Among the entries that follow, locate the line with "Reproduce this chart with matplotlib." and the line with "from matplotlib.ticker import". Output those lines and all lines in between, exactly, minus the pictures.

[START RECORDS SHOWN]

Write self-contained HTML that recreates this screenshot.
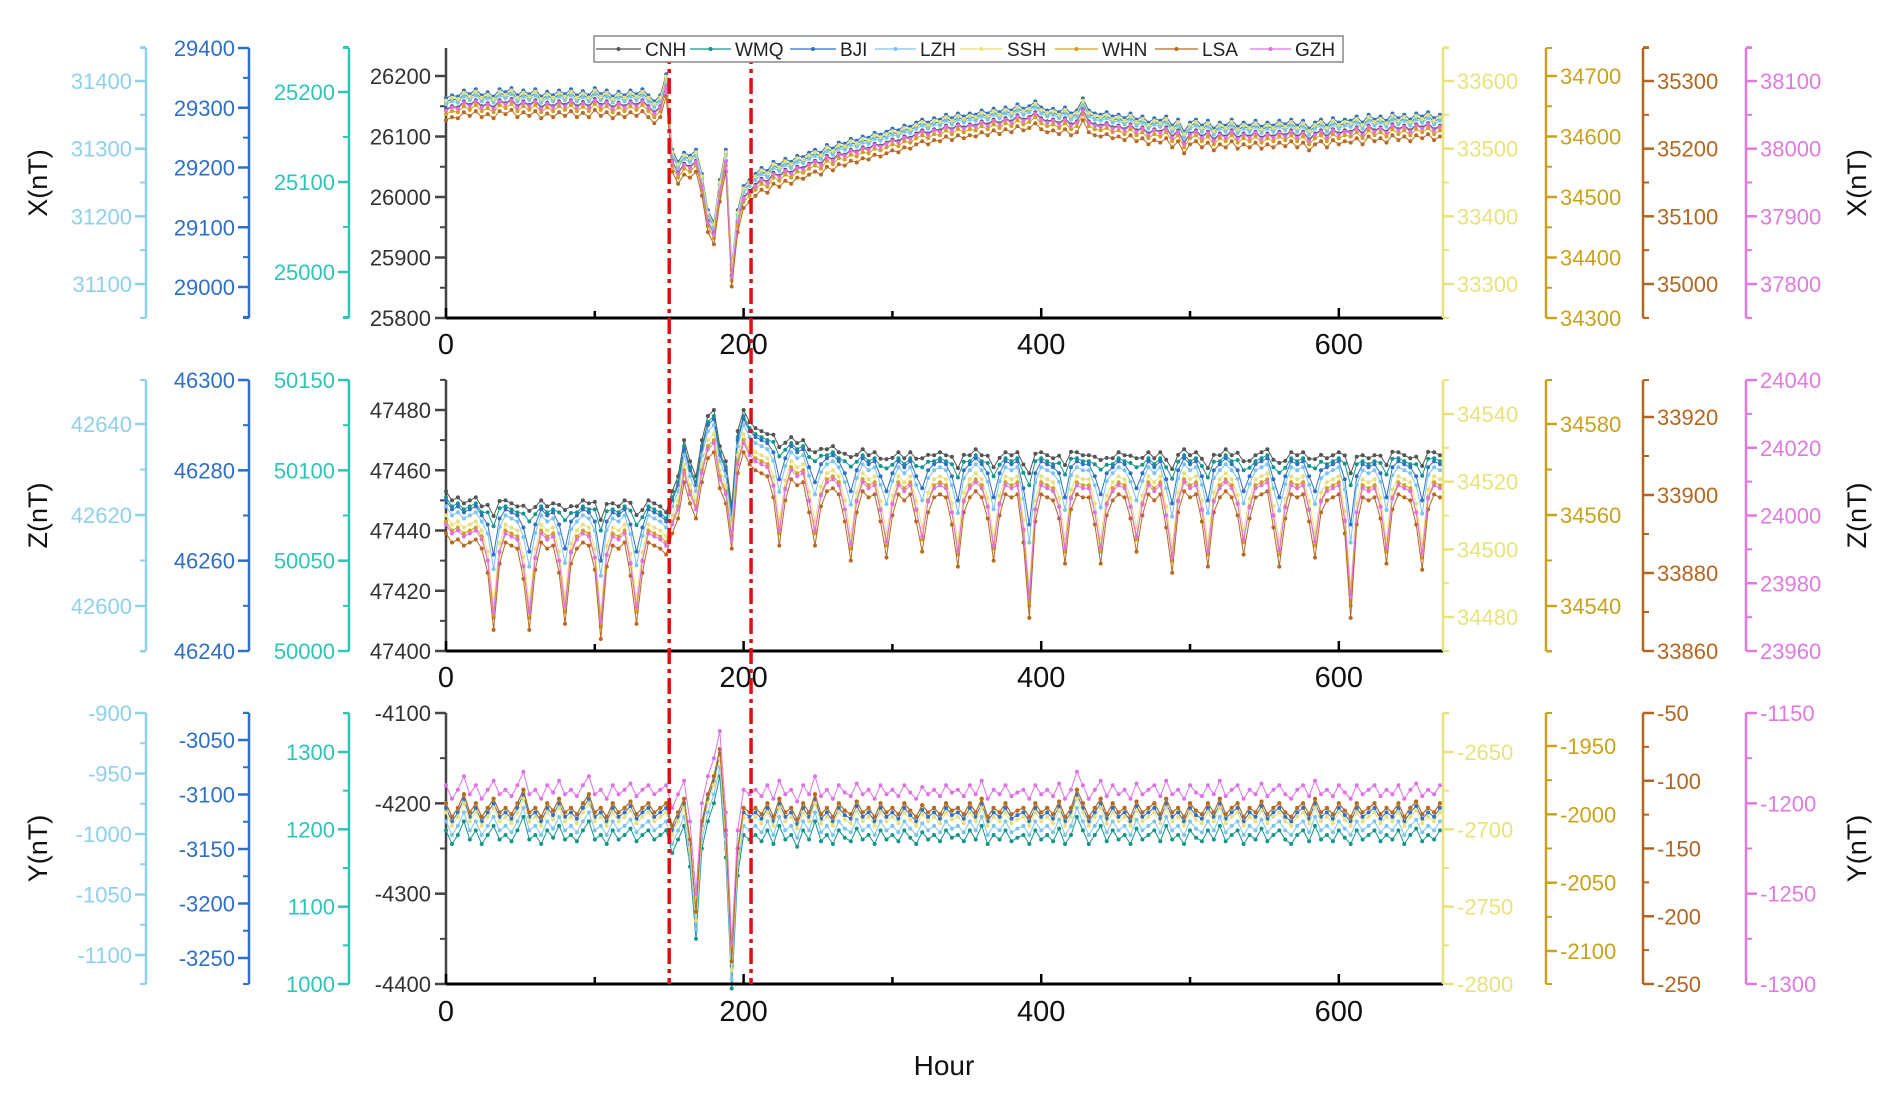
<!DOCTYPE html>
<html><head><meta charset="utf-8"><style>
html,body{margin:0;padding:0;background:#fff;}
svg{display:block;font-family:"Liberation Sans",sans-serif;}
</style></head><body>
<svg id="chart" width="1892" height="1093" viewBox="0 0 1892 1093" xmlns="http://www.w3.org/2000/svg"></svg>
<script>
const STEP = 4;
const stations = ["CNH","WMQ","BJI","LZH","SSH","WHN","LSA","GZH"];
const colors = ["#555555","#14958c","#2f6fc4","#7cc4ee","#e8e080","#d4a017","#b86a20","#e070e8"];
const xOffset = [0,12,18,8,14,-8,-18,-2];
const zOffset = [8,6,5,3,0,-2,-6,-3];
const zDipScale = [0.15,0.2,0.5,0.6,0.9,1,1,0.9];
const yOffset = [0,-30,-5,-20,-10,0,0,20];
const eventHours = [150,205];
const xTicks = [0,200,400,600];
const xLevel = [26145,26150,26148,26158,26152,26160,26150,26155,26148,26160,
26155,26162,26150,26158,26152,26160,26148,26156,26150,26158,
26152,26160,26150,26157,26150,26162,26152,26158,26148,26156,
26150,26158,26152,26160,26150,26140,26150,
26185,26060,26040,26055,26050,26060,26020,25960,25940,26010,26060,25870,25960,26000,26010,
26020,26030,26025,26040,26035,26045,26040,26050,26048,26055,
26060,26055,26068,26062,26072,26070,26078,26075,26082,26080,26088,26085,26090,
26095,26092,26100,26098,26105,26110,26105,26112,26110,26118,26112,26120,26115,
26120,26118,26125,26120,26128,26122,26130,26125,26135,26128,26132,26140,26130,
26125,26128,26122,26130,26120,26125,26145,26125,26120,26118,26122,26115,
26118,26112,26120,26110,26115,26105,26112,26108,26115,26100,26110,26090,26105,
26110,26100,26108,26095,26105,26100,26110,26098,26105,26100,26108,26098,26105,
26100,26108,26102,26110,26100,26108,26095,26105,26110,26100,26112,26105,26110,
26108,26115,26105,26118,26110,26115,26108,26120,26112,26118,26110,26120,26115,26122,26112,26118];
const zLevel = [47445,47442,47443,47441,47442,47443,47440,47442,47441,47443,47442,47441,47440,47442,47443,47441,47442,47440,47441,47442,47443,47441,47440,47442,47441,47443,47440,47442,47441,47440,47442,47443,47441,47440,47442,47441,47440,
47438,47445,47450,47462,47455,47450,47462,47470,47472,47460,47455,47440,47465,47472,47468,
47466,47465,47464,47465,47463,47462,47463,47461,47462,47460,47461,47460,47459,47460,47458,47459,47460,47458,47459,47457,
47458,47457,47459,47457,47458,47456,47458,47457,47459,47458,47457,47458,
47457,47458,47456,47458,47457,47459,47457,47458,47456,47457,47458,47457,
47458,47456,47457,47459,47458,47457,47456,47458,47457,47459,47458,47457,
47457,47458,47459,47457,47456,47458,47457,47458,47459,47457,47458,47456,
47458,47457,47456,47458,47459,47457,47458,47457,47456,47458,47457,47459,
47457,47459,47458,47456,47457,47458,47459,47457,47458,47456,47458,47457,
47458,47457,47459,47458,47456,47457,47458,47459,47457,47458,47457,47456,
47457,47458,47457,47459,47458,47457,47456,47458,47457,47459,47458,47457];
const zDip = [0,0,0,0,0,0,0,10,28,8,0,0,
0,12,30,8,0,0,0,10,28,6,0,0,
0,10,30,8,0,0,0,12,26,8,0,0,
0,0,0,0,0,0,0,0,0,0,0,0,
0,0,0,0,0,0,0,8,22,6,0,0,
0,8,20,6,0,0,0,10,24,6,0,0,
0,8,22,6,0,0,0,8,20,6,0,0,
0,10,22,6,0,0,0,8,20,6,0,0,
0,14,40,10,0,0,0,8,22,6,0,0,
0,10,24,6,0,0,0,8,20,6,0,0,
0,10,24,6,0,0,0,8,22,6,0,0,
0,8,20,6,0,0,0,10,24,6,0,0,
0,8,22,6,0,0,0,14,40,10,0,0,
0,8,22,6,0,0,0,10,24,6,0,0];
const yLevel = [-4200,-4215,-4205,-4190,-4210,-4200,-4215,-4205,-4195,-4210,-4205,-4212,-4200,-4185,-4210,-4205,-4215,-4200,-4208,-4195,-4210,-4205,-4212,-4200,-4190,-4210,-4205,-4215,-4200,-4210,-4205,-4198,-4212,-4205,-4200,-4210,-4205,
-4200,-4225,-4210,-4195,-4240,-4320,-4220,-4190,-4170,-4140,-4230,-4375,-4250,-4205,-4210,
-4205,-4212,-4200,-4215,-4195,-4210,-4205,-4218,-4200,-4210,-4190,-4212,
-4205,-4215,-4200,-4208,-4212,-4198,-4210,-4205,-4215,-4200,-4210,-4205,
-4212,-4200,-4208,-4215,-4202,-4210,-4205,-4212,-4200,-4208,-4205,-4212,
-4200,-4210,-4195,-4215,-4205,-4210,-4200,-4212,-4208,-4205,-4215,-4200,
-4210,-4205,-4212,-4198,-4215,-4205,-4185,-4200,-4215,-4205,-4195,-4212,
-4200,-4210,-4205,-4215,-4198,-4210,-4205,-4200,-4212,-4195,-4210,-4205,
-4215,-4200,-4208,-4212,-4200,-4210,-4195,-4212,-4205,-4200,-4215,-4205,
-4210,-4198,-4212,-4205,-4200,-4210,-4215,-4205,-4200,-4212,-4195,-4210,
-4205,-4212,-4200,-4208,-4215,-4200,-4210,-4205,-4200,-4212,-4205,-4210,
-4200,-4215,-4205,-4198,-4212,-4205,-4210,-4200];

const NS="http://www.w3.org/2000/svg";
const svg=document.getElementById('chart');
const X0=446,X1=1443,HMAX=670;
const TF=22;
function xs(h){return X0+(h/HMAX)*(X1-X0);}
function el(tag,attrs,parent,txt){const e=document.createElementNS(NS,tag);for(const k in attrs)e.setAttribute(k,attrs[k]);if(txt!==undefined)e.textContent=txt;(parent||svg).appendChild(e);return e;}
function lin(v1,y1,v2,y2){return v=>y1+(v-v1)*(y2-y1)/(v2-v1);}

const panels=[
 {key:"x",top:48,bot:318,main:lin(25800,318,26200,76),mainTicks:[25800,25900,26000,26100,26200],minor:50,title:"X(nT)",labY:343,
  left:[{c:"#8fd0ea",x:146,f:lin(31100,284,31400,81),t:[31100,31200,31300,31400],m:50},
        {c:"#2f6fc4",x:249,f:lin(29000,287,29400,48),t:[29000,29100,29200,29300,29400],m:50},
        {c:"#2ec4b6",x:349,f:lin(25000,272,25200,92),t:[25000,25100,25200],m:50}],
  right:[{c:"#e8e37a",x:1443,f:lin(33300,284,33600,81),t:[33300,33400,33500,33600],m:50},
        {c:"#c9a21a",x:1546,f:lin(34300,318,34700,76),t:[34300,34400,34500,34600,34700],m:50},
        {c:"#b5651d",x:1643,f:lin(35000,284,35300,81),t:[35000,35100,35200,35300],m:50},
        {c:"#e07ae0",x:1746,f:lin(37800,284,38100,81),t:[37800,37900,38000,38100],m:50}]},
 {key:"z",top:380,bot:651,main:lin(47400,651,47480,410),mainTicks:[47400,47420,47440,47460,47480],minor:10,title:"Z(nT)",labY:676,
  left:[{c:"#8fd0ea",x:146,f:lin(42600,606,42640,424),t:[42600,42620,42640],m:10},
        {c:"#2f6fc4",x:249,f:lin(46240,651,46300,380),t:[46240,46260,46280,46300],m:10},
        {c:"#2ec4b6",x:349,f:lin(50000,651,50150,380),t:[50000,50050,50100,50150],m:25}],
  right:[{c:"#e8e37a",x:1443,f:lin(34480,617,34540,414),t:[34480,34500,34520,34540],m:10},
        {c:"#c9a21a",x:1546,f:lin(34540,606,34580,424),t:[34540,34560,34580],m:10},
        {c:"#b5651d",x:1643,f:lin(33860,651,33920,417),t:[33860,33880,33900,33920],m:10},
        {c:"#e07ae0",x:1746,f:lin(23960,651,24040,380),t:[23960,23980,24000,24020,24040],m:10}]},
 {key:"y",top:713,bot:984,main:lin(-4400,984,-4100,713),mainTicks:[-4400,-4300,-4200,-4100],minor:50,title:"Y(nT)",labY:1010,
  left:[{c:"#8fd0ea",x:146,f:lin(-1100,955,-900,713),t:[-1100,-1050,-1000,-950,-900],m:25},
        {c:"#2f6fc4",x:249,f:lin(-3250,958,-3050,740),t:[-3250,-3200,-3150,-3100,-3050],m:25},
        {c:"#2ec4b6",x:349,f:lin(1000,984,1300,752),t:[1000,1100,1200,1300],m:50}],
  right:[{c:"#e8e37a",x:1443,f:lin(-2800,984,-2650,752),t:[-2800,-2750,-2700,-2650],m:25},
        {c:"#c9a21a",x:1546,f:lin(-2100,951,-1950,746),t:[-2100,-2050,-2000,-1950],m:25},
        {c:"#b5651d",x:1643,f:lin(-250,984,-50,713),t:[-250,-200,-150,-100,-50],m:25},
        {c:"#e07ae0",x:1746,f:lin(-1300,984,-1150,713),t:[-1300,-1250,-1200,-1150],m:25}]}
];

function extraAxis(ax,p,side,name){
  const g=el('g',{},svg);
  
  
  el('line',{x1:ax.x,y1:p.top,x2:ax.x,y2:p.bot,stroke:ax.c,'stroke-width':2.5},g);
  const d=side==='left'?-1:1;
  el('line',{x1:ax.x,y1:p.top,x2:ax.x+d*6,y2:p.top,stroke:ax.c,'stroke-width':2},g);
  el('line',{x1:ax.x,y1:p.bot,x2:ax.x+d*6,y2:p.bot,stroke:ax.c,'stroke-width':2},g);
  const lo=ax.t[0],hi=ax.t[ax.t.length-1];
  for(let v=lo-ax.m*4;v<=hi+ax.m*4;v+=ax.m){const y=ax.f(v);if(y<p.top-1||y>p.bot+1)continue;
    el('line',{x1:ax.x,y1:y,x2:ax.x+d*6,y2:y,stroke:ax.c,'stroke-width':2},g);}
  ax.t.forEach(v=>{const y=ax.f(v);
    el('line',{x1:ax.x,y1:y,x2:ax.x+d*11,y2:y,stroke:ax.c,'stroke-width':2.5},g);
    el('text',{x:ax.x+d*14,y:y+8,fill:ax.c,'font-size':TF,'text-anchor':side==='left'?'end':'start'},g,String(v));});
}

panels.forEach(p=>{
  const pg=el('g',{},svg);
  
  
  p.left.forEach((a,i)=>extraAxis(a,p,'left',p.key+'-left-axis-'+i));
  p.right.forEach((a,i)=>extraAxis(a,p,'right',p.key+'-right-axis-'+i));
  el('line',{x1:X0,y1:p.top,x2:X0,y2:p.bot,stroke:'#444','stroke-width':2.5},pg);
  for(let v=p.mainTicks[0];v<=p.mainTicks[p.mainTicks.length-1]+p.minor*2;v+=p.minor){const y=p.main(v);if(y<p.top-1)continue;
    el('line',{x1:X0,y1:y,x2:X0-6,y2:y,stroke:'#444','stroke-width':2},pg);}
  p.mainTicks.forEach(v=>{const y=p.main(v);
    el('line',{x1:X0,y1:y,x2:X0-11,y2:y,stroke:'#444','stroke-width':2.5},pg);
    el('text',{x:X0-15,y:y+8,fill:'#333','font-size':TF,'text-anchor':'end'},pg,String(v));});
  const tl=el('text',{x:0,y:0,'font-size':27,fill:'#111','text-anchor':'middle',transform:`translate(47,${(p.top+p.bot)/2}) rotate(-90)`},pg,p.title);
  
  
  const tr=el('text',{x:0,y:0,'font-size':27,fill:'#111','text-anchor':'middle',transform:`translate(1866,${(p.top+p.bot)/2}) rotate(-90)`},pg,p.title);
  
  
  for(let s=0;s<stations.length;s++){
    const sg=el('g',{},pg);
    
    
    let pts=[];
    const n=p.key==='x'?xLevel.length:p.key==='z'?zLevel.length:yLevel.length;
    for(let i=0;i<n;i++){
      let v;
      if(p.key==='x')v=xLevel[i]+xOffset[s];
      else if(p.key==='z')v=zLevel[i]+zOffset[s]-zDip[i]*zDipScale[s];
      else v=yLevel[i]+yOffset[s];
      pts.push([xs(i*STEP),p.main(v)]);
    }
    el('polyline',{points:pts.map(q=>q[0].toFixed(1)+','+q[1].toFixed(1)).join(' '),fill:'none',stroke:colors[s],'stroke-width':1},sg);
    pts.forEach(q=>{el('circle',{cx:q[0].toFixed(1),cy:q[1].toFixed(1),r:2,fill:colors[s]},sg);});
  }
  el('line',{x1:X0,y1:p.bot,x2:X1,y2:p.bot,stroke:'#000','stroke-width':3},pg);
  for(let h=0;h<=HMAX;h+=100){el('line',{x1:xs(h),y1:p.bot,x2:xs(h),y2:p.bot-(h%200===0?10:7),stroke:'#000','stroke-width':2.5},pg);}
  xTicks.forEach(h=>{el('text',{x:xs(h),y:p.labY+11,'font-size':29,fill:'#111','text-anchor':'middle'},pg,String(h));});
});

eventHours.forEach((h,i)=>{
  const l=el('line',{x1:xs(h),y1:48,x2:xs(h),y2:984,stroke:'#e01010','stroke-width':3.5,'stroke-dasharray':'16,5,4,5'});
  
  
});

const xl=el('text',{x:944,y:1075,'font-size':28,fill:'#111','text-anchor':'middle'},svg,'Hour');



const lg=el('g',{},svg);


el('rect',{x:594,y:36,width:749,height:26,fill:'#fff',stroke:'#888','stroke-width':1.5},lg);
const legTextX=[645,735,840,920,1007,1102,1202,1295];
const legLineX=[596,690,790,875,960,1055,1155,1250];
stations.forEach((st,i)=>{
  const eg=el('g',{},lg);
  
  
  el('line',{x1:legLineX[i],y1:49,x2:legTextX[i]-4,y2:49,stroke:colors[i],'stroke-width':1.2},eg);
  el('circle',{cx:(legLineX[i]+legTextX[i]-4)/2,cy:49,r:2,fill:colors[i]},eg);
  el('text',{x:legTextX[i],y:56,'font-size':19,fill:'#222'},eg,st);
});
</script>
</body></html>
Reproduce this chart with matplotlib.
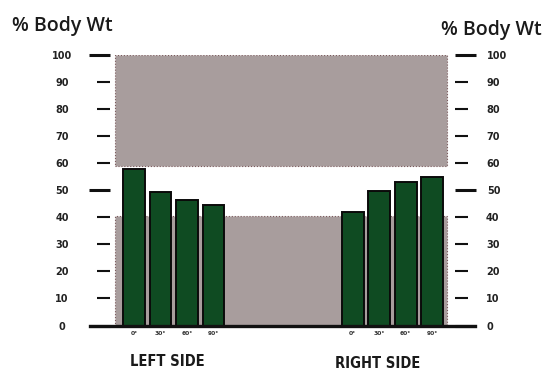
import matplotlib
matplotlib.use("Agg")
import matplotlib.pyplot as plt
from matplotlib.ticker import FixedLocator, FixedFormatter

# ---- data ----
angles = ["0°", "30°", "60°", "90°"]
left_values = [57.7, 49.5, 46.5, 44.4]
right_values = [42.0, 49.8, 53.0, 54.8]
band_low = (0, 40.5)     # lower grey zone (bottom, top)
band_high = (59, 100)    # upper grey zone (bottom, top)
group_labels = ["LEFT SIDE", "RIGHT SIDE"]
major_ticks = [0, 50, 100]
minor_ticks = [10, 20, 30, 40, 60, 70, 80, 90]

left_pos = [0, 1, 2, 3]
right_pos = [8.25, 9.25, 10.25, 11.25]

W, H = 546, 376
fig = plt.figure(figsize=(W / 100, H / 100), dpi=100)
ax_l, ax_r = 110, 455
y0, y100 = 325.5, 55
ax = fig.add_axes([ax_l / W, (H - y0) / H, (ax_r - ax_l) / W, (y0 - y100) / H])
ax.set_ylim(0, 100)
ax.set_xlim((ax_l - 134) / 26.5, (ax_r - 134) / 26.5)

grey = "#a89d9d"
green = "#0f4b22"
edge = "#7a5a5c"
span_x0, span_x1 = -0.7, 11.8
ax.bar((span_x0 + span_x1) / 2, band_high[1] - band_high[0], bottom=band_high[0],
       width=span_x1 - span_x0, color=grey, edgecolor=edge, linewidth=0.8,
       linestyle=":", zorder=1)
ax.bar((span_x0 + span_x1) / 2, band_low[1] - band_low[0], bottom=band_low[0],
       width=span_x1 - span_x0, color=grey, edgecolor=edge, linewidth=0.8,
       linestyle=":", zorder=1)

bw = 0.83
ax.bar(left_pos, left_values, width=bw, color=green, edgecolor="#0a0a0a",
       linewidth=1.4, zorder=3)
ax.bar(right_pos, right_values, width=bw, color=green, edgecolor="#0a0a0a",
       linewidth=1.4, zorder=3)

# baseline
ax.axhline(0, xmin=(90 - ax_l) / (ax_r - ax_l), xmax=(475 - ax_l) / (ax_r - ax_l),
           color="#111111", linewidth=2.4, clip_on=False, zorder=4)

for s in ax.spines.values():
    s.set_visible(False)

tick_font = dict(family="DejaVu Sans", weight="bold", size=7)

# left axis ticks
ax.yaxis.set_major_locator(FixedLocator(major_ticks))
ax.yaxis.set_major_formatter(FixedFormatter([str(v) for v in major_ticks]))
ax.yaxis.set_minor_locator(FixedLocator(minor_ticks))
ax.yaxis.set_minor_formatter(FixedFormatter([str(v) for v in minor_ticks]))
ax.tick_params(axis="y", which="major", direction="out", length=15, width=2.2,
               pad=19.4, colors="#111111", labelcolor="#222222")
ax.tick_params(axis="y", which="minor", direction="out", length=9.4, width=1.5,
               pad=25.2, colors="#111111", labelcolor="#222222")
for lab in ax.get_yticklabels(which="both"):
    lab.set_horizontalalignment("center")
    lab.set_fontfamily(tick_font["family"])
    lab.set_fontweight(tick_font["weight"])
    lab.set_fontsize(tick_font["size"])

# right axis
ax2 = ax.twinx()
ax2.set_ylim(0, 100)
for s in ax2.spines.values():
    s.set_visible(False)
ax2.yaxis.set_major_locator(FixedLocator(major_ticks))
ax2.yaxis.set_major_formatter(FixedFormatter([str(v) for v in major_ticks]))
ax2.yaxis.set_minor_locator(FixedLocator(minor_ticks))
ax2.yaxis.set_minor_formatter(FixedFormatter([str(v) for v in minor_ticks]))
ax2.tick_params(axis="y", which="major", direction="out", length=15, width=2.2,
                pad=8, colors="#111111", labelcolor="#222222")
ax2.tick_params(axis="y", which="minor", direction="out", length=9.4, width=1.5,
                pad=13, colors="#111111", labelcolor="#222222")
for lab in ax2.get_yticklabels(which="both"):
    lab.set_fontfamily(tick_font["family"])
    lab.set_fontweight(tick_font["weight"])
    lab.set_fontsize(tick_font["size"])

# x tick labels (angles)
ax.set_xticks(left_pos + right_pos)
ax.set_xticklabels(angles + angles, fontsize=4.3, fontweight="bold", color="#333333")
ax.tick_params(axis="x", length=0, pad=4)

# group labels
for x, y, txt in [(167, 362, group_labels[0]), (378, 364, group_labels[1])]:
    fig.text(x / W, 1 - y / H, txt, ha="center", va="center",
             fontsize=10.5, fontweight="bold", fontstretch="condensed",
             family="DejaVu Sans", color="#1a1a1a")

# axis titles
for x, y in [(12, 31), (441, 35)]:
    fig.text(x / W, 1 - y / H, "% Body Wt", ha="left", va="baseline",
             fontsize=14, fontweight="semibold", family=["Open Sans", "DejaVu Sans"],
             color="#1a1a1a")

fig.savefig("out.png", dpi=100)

[END RECORDS SHOWN]

__FULL SOLUTION__
Reproduce this chart with matplotlib.
import matplotlib
matplotlib.use("Agg")
import matplotlib.pyplot as plt
from matplotlib.ticker import FixedLocator, FixedFormatter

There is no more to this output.